Problem requirements: Starting at the line that contains "Generate a web" and stopping at the line that contains "265.7337, 400.2479, 541.3812]", repeat every line exactly, the two end lines included, and nothing else.

Data records:
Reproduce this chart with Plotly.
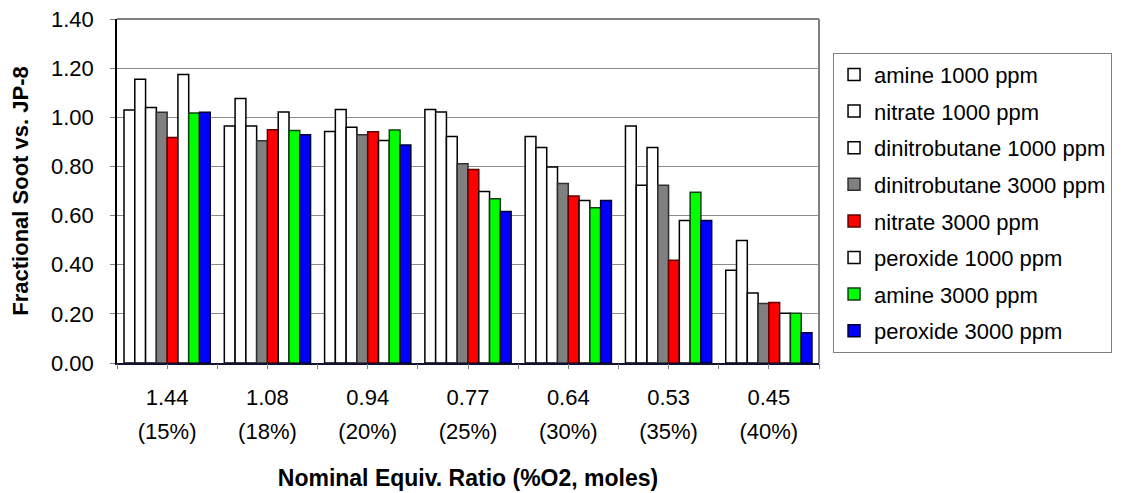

--

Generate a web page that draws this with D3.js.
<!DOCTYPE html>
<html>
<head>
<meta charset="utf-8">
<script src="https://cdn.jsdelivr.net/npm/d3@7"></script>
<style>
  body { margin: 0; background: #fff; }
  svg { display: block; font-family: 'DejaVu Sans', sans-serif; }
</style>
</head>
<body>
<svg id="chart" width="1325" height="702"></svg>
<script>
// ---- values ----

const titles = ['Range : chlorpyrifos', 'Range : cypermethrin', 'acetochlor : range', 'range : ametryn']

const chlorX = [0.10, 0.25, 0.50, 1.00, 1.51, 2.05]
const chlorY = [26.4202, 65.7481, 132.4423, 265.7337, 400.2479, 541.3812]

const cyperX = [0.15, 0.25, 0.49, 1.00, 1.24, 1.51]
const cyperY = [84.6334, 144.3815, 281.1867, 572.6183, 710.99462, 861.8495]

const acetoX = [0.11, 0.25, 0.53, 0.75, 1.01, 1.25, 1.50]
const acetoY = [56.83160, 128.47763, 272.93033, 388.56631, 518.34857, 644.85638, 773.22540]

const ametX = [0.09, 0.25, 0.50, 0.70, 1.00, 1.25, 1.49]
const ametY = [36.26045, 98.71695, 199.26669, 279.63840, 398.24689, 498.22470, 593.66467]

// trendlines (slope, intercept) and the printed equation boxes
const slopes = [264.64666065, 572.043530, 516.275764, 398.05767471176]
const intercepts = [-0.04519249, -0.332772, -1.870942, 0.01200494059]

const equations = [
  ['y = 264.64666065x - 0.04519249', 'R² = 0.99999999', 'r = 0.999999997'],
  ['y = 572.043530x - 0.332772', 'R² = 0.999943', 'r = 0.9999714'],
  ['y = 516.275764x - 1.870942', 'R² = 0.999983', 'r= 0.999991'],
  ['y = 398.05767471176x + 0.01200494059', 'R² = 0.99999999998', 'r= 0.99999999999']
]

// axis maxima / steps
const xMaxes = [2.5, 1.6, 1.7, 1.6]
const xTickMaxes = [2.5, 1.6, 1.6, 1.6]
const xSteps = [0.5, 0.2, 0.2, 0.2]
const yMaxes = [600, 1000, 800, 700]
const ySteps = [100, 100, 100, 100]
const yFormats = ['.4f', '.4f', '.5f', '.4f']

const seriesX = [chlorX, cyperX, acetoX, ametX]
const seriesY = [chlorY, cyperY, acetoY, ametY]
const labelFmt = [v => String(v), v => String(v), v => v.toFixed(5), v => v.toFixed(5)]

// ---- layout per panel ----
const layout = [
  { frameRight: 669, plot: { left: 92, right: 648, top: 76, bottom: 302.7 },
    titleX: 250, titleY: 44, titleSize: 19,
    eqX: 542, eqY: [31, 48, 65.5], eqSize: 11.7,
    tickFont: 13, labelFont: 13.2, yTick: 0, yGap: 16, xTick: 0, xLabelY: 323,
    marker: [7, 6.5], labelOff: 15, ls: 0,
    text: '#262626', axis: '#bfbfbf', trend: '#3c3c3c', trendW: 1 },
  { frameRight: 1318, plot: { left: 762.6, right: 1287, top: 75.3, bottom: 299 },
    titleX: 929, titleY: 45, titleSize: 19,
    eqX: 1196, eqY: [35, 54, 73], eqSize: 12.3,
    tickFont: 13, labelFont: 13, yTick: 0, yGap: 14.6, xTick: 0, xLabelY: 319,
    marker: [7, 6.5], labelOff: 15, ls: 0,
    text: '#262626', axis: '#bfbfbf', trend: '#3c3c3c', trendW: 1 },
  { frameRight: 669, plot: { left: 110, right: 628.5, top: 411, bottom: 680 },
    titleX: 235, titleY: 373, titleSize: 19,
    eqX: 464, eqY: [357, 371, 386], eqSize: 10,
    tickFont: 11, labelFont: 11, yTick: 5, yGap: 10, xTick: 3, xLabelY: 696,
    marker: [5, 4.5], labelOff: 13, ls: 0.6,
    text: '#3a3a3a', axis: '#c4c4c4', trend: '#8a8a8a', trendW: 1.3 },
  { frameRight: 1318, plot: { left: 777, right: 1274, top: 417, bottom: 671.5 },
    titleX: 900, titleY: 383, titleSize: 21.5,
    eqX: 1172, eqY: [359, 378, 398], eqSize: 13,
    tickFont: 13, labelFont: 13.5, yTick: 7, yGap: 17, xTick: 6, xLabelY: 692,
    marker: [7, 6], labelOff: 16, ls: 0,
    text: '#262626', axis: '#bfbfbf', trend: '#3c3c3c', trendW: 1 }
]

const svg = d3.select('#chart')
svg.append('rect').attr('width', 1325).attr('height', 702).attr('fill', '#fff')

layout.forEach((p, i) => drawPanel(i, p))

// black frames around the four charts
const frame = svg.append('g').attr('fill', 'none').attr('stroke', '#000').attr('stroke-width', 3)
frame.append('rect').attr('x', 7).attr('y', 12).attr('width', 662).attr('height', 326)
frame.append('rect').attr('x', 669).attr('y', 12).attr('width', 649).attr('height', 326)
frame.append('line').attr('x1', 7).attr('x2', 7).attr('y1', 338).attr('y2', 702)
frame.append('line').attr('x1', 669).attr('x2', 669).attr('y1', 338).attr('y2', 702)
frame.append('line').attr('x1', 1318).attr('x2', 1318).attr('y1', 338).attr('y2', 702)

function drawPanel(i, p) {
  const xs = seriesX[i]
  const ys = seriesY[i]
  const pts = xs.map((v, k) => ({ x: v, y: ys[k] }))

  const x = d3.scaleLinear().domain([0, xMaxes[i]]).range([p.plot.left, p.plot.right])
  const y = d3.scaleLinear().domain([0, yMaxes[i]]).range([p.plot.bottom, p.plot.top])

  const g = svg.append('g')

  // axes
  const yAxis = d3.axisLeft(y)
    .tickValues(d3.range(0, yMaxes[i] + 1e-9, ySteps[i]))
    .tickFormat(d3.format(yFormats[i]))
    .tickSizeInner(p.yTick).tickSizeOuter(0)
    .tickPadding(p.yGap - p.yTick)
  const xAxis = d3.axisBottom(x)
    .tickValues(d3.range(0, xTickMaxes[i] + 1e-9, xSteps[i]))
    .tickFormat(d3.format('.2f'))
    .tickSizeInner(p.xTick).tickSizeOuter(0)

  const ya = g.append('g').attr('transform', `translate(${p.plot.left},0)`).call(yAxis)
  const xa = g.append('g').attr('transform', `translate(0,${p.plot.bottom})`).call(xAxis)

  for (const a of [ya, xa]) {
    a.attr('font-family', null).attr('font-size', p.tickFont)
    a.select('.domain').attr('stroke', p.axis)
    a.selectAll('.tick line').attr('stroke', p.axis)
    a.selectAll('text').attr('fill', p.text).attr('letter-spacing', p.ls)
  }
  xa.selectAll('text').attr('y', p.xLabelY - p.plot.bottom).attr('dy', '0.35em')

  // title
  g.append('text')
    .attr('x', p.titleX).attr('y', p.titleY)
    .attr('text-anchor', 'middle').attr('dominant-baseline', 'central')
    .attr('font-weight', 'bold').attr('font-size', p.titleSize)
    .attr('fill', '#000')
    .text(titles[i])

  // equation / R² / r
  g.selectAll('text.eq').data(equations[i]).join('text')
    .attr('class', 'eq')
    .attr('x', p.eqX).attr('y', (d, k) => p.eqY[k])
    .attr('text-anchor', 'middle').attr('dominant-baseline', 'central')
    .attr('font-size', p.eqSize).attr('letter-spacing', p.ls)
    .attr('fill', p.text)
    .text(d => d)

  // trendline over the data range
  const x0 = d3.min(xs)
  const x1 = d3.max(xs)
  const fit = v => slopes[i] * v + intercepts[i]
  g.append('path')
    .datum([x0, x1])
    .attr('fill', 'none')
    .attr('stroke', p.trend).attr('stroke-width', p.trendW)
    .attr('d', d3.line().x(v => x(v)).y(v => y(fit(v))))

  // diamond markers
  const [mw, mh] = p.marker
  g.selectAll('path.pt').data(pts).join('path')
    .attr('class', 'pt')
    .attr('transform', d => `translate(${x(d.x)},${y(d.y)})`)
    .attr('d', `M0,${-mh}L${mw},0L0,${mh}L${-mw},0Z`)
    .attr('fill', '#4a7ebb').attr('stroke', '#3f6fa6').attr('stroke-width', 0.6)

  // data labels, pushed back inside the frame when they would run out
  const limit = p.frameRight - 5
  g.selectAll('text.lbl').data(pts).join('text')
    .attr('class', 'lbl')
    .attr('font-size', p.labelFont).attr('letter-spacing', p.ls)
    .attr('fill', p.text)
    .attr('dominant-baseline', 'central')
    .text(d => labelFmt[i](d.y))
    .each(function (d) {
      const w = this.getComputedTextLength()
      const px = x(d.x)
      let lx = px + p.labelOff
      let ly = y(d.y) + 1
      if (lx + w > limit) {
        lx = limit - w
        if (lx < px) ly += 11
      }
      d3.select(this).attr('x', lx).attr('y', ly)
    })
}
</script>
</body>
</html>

Written response:
Generate a web page that draws this with D3.js.
<!DOCTYPE html>
<html>
<head>
<meta charset="utf-8">
<script src="https://cdn.jsdelivr.net/npm/d3@7"></script>
<style>
  body { margin: 0; background: #fff; }
  svg { display: block; font-family: 'DejaVu Sans', sans-serif; }
</style>
</head>
<body>
<svg id="chart" width="1325" height="702"></svg>
<script>
// ---- values ----

const titles = ['Range : chlorpyrifos', 'Range : cypermethrin', 'acetochlor : range', 'range : ametryn']

const chlorX = [0.10, 0.25, 0.50, 1.00, 1.51, 2.05]
const chlorY = [26.4202, 65.7481, 132.4423, 265.7337, 400.2479, 541.3812]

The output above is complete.